(there will be spoilers)
Let us all be clear – I am not the first to write about Joker. I am not at all original in this concept. But that’s okay. Neither was the film.
Leaving the theatre after Joker (after the long line for the loo, my God NPH please fix a cubicle), I had two prominent thoughts.
What the fuck?
Why the fuck?
It’s no secret at this stage that Joker is controversial at best. An internal struggle in the Guardian demonstrates this, with reviews ranging from a “daring reboot…brilliantly brought to life” (Brooks, five star review) to “the most disappointing film of the year” (Bradshaw, two star review). Obviously, this isn’t just contained within the Guardian. Everyone’s gone fucking crazy. It’s either the most beautiful depiction of poverty and mental illness you’ve ever seen, or dangerous and irresponsible propaganda designed by and for incels celebrating the violence of people who sit and wade in self-pity.
So, in the words of Oprah herself, what is the truth?
I can’t tell you that.
But what I can tell you is, as someone who watched the film in a quiet cinema in St Andrews, I felt very unsettled.
The film itself is beautiful. I cannot and will not deny that. Yes, there have been complaints of its derivativeness and the fact that if Scorsese directed it you wouldn’t be able to tell the difference, but that isn’t necessarily a bad thing (arguments on originality pending). It is clever, the audience doesn’t need to be told what he is feeling. Contrast the initial hiking of the stairs to his apartment, the darkness of the first half of the film, to the light and colour once he is free of everything he perceives as hinderance. You feel your perception begin to shift, he is no longer someone to pity but rather fear, (which that is told almost entirely through the use of colour). Phoenix’s acting is bloody brilliant; the way he controls the character, shows pain in his eyes despite hysterical laughter coming from his mouth, you do feel yourself pitying him for a large portion of the film. He’s almost too good for the role, humanising a warped man no longer connected to reality by any kind of string.
But this, for me, was tainted by a constant sour taste in my mouth.
The faction of criticism that argues the film is irresponsible has a point. Take a look at the history of the Joker in media. The main group that has taken him in, accepted him as an icon of their own, is the incel. The Joker has become something of a role model to them, used as icons on incel forums, for making ‘Deep Points’ such as the one below. It has been this way since the days of Heath Ledger. He embodies those rejected from society, those angry to be in that position, those desperate to break into the world of Chads.

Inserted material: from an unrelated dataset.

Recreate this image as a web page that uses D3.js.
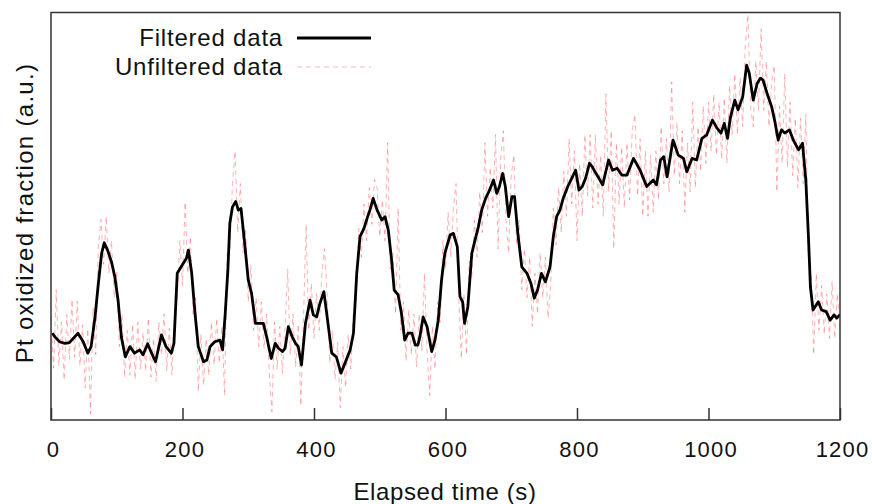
<!DOCTYPE html>
<html>
<head>
<meta charset="utf-8">
<script src="https://cdn.jsdelivr.net/npm/d3@7"></script>
<style>
  body { margin:0; background:#fff; }
  svg text { font-family: "Liberation Sans", Arial, sans-serif; fill:#111; }
</style>
</head>
<body>
<div id="chart"></div>
<script>
/* ── data (y in arbitrary units 0..100) ── */
const xTicks = [0, 200, 400, 600, 800, 1000, 1200];

// filtered signal: time (s) / value
const filtT = [2,6,13,21,28,41,49,56,61,67,72,77,81,86,92,97,102,107,113,120,
  127,135,140,147,153,159,168,175,183,187,192,198,206,209,214,219,224,232,237,242,
  249,257,261,265,269,272,276,281,285,289,294,300,305,311,318,323,328,335,341,346,
  352,356,361,367,372,376,381,387,394,399,404,409,415,420,427,434,441,447,455,460,
  465,470,476,480,485,490,496,503,508,513,518,522,528,533,538,543,549,554,558,561,
  566,572,579,584,589,594,599,607,612,618,622,626,629,634,640,645,650,655,661,667,
  673,678,682,687,691,696,701,705,710,716,724,730,735,740,746,752,759,764,769,774,
  779,786,792,798,803,808,813,819,823,826,832,839,848,854,861,868,876,886,896,906,
  916,921,927,932,937,946,954,962,967,975,982,990,997,1006,1013,1019,1024,1029,1033,1040,
  1045,1052,1058,1062,1068,1074,1079,1083,1089,1096,1101,1106,1111,1116,1123,1129,1137,1143,1148,1152,
  1155,1159,1167,1172,1179,1185,1191,1195,1200];
const filtV = [21.3,20.4,19.2,18.8,19.0,21.3,19.2,16.4,18.0,25.3,33.5,40.9,43.5,41.7,38.8,35.2,29.4,20.4,15.5,18.0,
  16.4,17.2,16.0,18.7,16.4,14.3,20.9,18.0,16.4,18.8,36.0,37.6,39.7,41.7,36.0,26.2,18.0,14.3,14.7,18.0,
  19.2,19.6,17.2,26.2,36.8,48.3,52.3,53.6,51.5,51.9,44.2,34.4,31.1,23.7,23.7,23.7,20.4,15.1,18.8,17.6,
  16.8,17.6,22.9,20.4,18.8,18.0,13.5,23.7,29.4,25.8,25.3,28.6,31.5,25.3,16.4,15.5,11.5,13.9,17.2,21.3,
  36.0,45.0,47.0,49.1,51.5,54.4,51.5,49.1,49.9,46.6,39.3,31.9,30.7,26.2,19.6,21.3,21.3,18.4,18.4,20.4,
  25.3,22.9,16.8,19.6,24.5,34.4,40.9,45.4,45.8,42.5,30.3,29.0,23.7,27.8,40.9,44.2,47.4,51.5,54.4,56.4,
  58.9,55.6,57.3,60.5,57.3,49.9,54.8,54.8,45.8,37.6,36.0,33.5,29.9,31.9,36.0,33.9,37.6,45.0,49.9,51.5,
  54.4,57.3,59.3,61.3,56.4,57.3,59.3,63.0,62.2,61.3,59.7,57.7,63.8,61.3,61.8,60.1,60.1,64.2,61.3,57.3,
  58.9,57.7,63.8,64.6,59.7,68.7,65.0,64.2,60.9,64.2,63.8,69.1,69.9,73.6,71.6,70.4,72.8,69.1,74.0,78.5,
  76.1,79.3,87.1,85.1,78.5,82.6,83.9,83.4,80.2,76.9,73.2,68.7,71.2,70.4,71.2,68.7,66.3,67.9,58.9,45.0,
  32.7,27.0,29.0,27.0,26.6,24.5,25.8,25.0,25.8];

// unfiltered signal, one sample every 4 s from 0 to 1200 s
const rawStep = 4;
const rawV = [
  24.5,12.7,32,13.3,24,9.8,25.9,15,29.6,15.4,
  29.2,13.3,23.3,7.8,22.4,1.5,27.5,16,42.3,49.2,
  38.2,50,36,44,30,36.5,18,26,10.5,22,
  11,23.5,10,24,12.5,21.5,12,25,10.5,20,
  9.5,24,16,26,12,22.5,11,26,30,44,
  33,53.5,36,45,26,30,7,21,8.5,20,
  11,24,13.5,25,14,23,6,41,42,58,
  66,46,58,41,47,29,38,22,30,18,
  29,17.5,26,11.5,2,24,12.5,23,11.5,23,
  37,16,26,13,23.5,3.5,25,48,22,33.5,
  20,31,22,36,42,31,14,22,10,19,
  3,18,8,21,12.5,27,28,47,40,53,
  44,57,48,59,57,45,54,44,68,37,
  41,26,52,22,29,14.5,27,16,26,13,
  26,17,36,17,6,23,12.5,29,24,44,
  37,51,40,52,58,31,15,31,16,39,
  35,49,40,56,46,68,50,62,52,70,
  42,64,71,49,41,60,65,43,49,32,
  42,30,40,23,36,26,41,30,40,25,
  33,52,43,57,46,61,50,69,53,66,
  44,63,50,70,55,70,52,70,53,65,
  50,80,56,71,42,68,53,67,52,68,
  54,71,75,55,69,50,66,50,65,51,
  66,54,72,58,69,56,83,60,73,58,
  71,51,68,56,78,57,72,61,77,63,
  78,66,80,65,78,64,79,63,82,70,
  85,70,84,72,92,99.5,77,72,88,76,
  96,76,88,72,83,87,56,77,63,85,
  62,78,60,74,57,74,58,75,40,36,
  16,36,22,33,21,31,20,34,20,31,
  22];

/* ── layout ── */
const WIDTH = 872, HEIGHT = 504;
const PLOT = {left:51, right:840, top:12.5, bottom:420};

const svg = d3.select('#chart').append('svg')
  .attr('width', WIDTH).attr('height', HEIGHT);

const x = d3.scaleLinear().domain([0,1200]).range([PLOT.left, PLOT.right]);
const y = d3.scaleLinear().domain([0,100]).range([PLOT.bottom, PLOT.top]);

svg.append('clipPath').attr('id','clip')
  .append('rect')
  .attr('x', PLOT.left).attr('y', PLOT.top)
  .attr('width', PLOT.right-PLOT.left).attr('height', PLOT.bottom-PLOT.top);

const line = d3.line().x(d=>x(d[0])).y(d=>y(d[1]));

const raw = rawV.map((v,i)=>[i*rawStep, v]);
const filt = filtT.map((t,i)=>[t, filtV[i]]);

const RAW_STYLE = {stroke:'#ff4040', opacity:0.45, width:0.9, dash:'5,4'};

svg.append('path')
  .datum(raw)
  .attr('clip-path','url(#clip)')
  .attr('fill','none')
  .attr('stroke',RAW_STYLE.stroke)
  .attr('stroke-opacity',RAW_STYLE.opacity)
  .attr('stroke-width',RAW_STYLE.width)
  .attr('stroke-dasharray',RAW_STYLE.dash)
  .attr('d',line);

svg.append('path')
  .datum(filt)
  .attr('clip-path','url(#clip)')
  .attr('fill','none')
  .attr('stroke','#000')
  .attr('stroke-width',2.8)
  .attr('stroke-linejoin','round')
  .attr('d',line);

// frame
svg.append('rect')
  .attr('x', PLOT.left).attr('y', PLOT.top)
  .attr('width', PLOT.right-PLOT.left).attr('height', PLOT.bottom-PLOT.top)
  .attr('fill','none').attr('stroke','#333').attr('stroke-width',1.5);

// x axis, ticks pointing inward
const xAxis = svg.append('g')
  .attr('transform',`translate(0,${PLOT.bottom})`)
  .call(d3.axisBottom(x).tickValues(xTicks).tickFormat(d3.format('d'))
    .tickSizeInner(-12).tickSizeOuter(0).tickPadding(21));
xAxis.select('.domain').remove();
xAxis.selectAll('.tick line').attr('stroke','#333').attr('stroke-width',1.5);
xAxis.selectAll('.tick text')
  .attr('font-size',22).attr('letter-spacing',1.2).attr('dx',2)
  .attr('font-family','"Liberation Sans", Arial, sans-serif').attr('fill','#111');

// axis titles
svg.append('text')
  .attr('x',445).attr('y',500)
  .attr('text-anchor','middle').attr('font-size',24).attr('letter-spacing',0.6)
  .text('Elapsed time (s)');

svg.append('text')
  .attr('transform','translate(33,213) rotate(-90)')
  .attr('text-anchor','middle').attr('font-size',24).attr('letter-spacing',1.3)
  .text('Pt oxidized fraction (a.u.)');

// legend
const legend = svg.append('g');
legend.append('text').attr('x',283).attr('y',46)
  .attr('text-anchor','end').attr('font-size',24).attr('letter-spacing',0.8)
  .text('Filtered data');
legend.append('line').attr('x1',297).attr('x2',371).attr('y1',38).attr('y2',38)
  .attr('stroke','#000').attr('stroke-width',2.8);
legend.append('text').attr('x',283).attr('y',75)
  .attr('text-anchor','end').attr('font-size',24).attr('letter-spacing',0.8)
  .text('Unfiltered data');
legend.append('line').attr('x1',297).attr('x2',371).attr('y1',67).attr('y2',67)
  .attr('stroke',RAW_STYLE.stroke).attr('stroke-opacity',RAW_STYLE.opacity)
  .attr('stroke-width',RAW_STYLE.width).attr('stroke-dasharray',RAW_STYLE.dash);
</script>
</body>
</html>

And yes, I highly doubt that when Finger, Kane and Robinson sat down in 1940, the words Chad and Stacey and the image of a sad man sat in his mum’s basement came to mind, but that is the association people are beginning to create with their character. For some reason, he is the rejected one, the one looked up to by these communities. The authors are dead. Long live the Incels.
And that is where the film’s irresponsibility comes in. The associations to incel culture are clear: sad lonely man living with his mother, rejected by everyone, mentally ill but no one listens to him, imagining an entire relationship with a woman he saw that one time in a lift and then mentally snaps when it transpires she actually doesn’t want him. I had a small look at incel forums before writing this, just to see if the criticisms were at all based in truth, and my God.
I get it, don’t generalise a group, and to be fair to the incels (not something I thought I’d be saying) there is a contingency saying that they didn’t associate the film with their community. But there is a larger part that at least partially have and agree with the premise. A mentally ill loner abandoned by society and treated like trash. Shooting anyone they didn’t like. And being widely and societally praised for it. Accepted. In this political climate, a congratulations to a white man feeling rejected and consequentially shooting people because of it seems wrong at best. That is why nine African Americans were murdered in Charleston. That is why twenty two people were murdered in a Walmart in El Paso. That is why screenings have been shut down due to violent threats, that is why literal servicemen have been warned about Joker screenings.
Art is about communicating a message, about connecting to an audience and telling a story. The director who claims woke culture killed comedy, who unforgivably made The Hangover movies, has decided his message he wants to communicate is “Feel rejected? Kill everyone who you think is the reason why. People will love you for it.”
And for a character—a franchise—that resonates so strongly with people whose entire identity is based around being rejected and being angry for that exact reason, to state this is irresponsible. It is dangerous. Why are we encouraging this? It may seem extreme, but if you feel isolated and angry, it doesn’t take much to push you one way or the other.
There is something to be said for the fearful backlash toJoker. Yes, it is poignant and makes some good comments on our society, but when it’s spoken through the words of someone so angry and resentful, so inclined to violence and wanting to be celebrated, there needs to be a point where we stop listening. There were brilliant ways to do this commentary, to do this film. Phillip’s Joker (2019) wasn’t one of them.